Wyatt called her close friend and co-worker, Alexander Bosland, to meet her in the church parking lot and take her girls for safe keeping because she feared a confrontation with Lloyd.
As the two were transferring the children to Bosland's pickup, Lloyd raced into the parking lot, exited his vehicle and wildly started shooting.
With Bosland on the phone with E-911, Lloyd emptied his Luger handgun into Kimberly Wyatt's body, made a cell phone call, and then fired a fatal shot into Kimberly Wyatt's head. When it was all over, Kimberly Wyatt had been shot nine times and her daughter, twice.
Wyatt was dead at the scene but Sarah was rushed to Cumberland Medical Center and then flown to The University of Tennessee Medical Center where she died a short time later.
During a preliminary hearing held in June 2006, Bosland testified that Lloyd drove into the parking lot, walked around his pickup truck and opened fire.
The first shot hit Sarah, fired from a distance of about three feet. Bosland said Lloyd stepped over Sarah's body and fired several shots into Wyatt's upper torso. Wyatt fell to the pavement and tried crawling under Bosland's pickup. Bosland said Lloyd was screaming things like, "You are not going to ruin my life anymore," "You've ruined my life for the last time," and, "You're going to die."
According to arrest warrants at the time, Lloyd made a cell phone call, reloaded his gun, walked over to the pickup and grabbed Wyatt's leg, dragged her from beneath the vehicle and fired one last shot into the back of her head from inches away.
Lloyd fled the scene but his Nissan Altima was spotted in Bledsoe County a short time later and after a chase of about 36 miles, his vehicle was forced to a stop when rammed by a Bledsoe County sheriff's deputy's vehicle.
The case had been moved to Cookeville in an attempt to gain an impartial jury panel when it appeared the case was headed for trial. The state had already announced it would seek the death penalty.

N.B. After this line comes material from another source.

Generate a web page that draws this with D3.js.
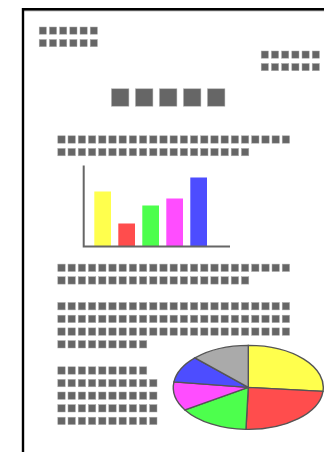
<!DOCTYPE html>
<html><head><meta charset="utf-8">
<script src="https://cdn.jsdelivr.net/npm/d3@7"></script>
<style>html,body{margin:0;padding:0;background:#fff;overflow:hidden}</style>
</head><body>
<svg id="c" width="324" height="452"></svg>
<script>
// ---- data ----
const headerLeftRows = [6, 6];
const headerRightRows = [6, 6];
const titleSquares = [5];
const para1Rows = [23, 19];
const para2Rows = [23, 19];
const para3Rows = [23, 23, 23, 9];
const para4Rows = [9, 10, 10, 10, 10];

const barCategories = ["A", "B", "C", "D", "E"];
const barValues = [55, 23, 41, 48, 69];
const barColors = ["#ffff4d", "#ff4d4d", "#4dff4d", "#ff4dff", "#4d4dff"];

const pieLabels = ["yellow", "red", "green", "magenta", "blue", "gray"];
const pieValues = [26.5, 24, 15.5, 11.1, 10.3, 12.6];
const pieColors = ["#ffff4d", "#ff4d4d", "#4dff4d", "#ff4dff", "#4d4dff", "#aaaaaa"];

// ---- drawing ----
const svg = d3.select("#c");

// page border (cropped document)
svg.append("line").attr("x1", 24).attr("x2", 324).attr("y1", 10.8).attr("y2", 10.8)
  .attr("stroke", "#999").attr("stroke-width", 1);
svg.append("path").attr("d", "M23,452V9.2H324")
  .attr("fill", "none").attr("stroke", "#000").attr("stroke-width", 2.4);

// placeholder "text" squares
function squares(rows, x0, y0, size, pitchX, pitchY) {
  const cells = [];
  rows.forEach((n, r) => d3.range(n).forEach(i => cells.push({r, i})));
  svg.append("g").selectAll("rect").data(cells).join("rect")
    .attr("x", d => x0 + d.i * pitchX)
    .attr("y", d => y0 + d.r * pitchY)
    .attr("width", size).attr("height", size)
    .attr("fill", "#666").attr("stroke", "#aaa").attr("stroke-width", 0.5);
}
squares(headerLeftRows, 39.2, 27, 7.2, 10.2, 12.5);
squares(headerRightRows, 261.2, 51, 7.2, 10.2, 12.5);
squares(titleSquares, 111.5, 88.8, 17.4, 24, 0);
squares(para1Rows, 57.8, 135.8, 7.4, 10.2, 12.6);
squares(para2Rows, 57.8, 264.1, 7.4, 10.2, 12.6);
squares(para3Rows, 57.8, 302.5, 7.4, 10.2, 12.7);
squares(para4Rows, 57.8, 366.8, 7.4, 10.2, 12.6);

// bar chart
const x = d3.scaleBand().domain(barCategories).range([94.3, 207]).paddingInner(0.304).paddingOuter(0);
const y = d3.scaleLinear().domain([0, 80]).range([246.5, 166.5]);
svg.append("g").selectAll("rect").data(barValues).join("rect")
  .attr("x", (d, i) => x(barCategories[i]))
  .attr("y", d => y(d))
  .attr("width", x.bandwidth())
  .attr("height", d => y(0) - y(d))
  .attr("fill", (d, i) => barColors[i]);
svg.append("path")
  .attr("d", `M${83.7},${y.range()[1] - 1}V${y(0)}H${230}`)
  .attr("fill", "none").attr("stroke", "#666").attr("stroke-width", 2);

// pie chart (ellipse)
const rx = 75, ry = 42;
const pie = d3.pie().sort(null).value(d => d);
const arc = d3.arc().innerRadius(0).outerRadius(rx);
const pg = svg.append("g").attr("transform", `translate(248.3,387.4) scale(1,${ry / rx})`);
pg.selectAll("path").data(pie(pieValues)).join("path")
  .attr("d", arc)
  .attr("fill", (d, i) => pieColors[i])
  .attr("stroke", "#555").attr("stroke-width", 1.4)
  .attr("vector-effect", "non-scaling-stroke");
</script>
</body></html>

Most observers stated it was a slam-dunk case, with the most damning evidence being the E-911 call placed from the scene. That recording includes not only the witness, the voices of Kimberly Wyatt and Huston Lloyd and the sound of gunshots ringing out.
Other evidence, including the murder weapon which was traced to Lloyd, made it appear the case was air-tight.
But privately there was much concern expressed over the effects the trial would have on the surviving child, who at age 7, witnessed her mom and sister being gunned down.
That and the amount of time the appeal process takes in capital murder cases led prosecutors to seek a resolution in the case that all parties involved could accept.
State law requires prosecutors to lay out their case to the court so that the facts of the crime justify the plea being entered. In a sense, it is an unchallenged, brief presentation of the state's case.
District Attorney Randy York called as his only witness Tennessee Bureau of Investigation Special Agent Tommy Callahan to the witness stand and through the investigator, laid out most of the state's case against Lloyd.
The weapon used in the killings had been thrown off the Laurel Creek bridge on Lantana Rd., a few miles from the crime scene, and the ammunition clip for that weapon was tossed out of Lloyd's car in another area.
Investigators recovered the handgun, which traced back to Lloyd who purchased the weapon in 2000.
A private citizen found the discarded ammunition clip and turned it into authorities.
The issue of Lloyd's competency was questioned by Burns who wanted to make sure Lloyd understood what he was doing and what the ramifications were.
Lowery told the court that in March Lloyd had undergone a 30-day inpatient evaluation that found him able to understand the legal proceedings surrounding the case, and competent to stand trial.
In May, Lowery told the court, a plea bargain agreement had been reached.
The only request that defense attorneys made was that the court recommend to state prison officials that Lloyd be housed closer to his family in Kingston Springs, and that he not be housed in the state prison facility in Bledsoe County where the victim worked.
That judicial request is not binding on the state prison system, but often is considered by the state.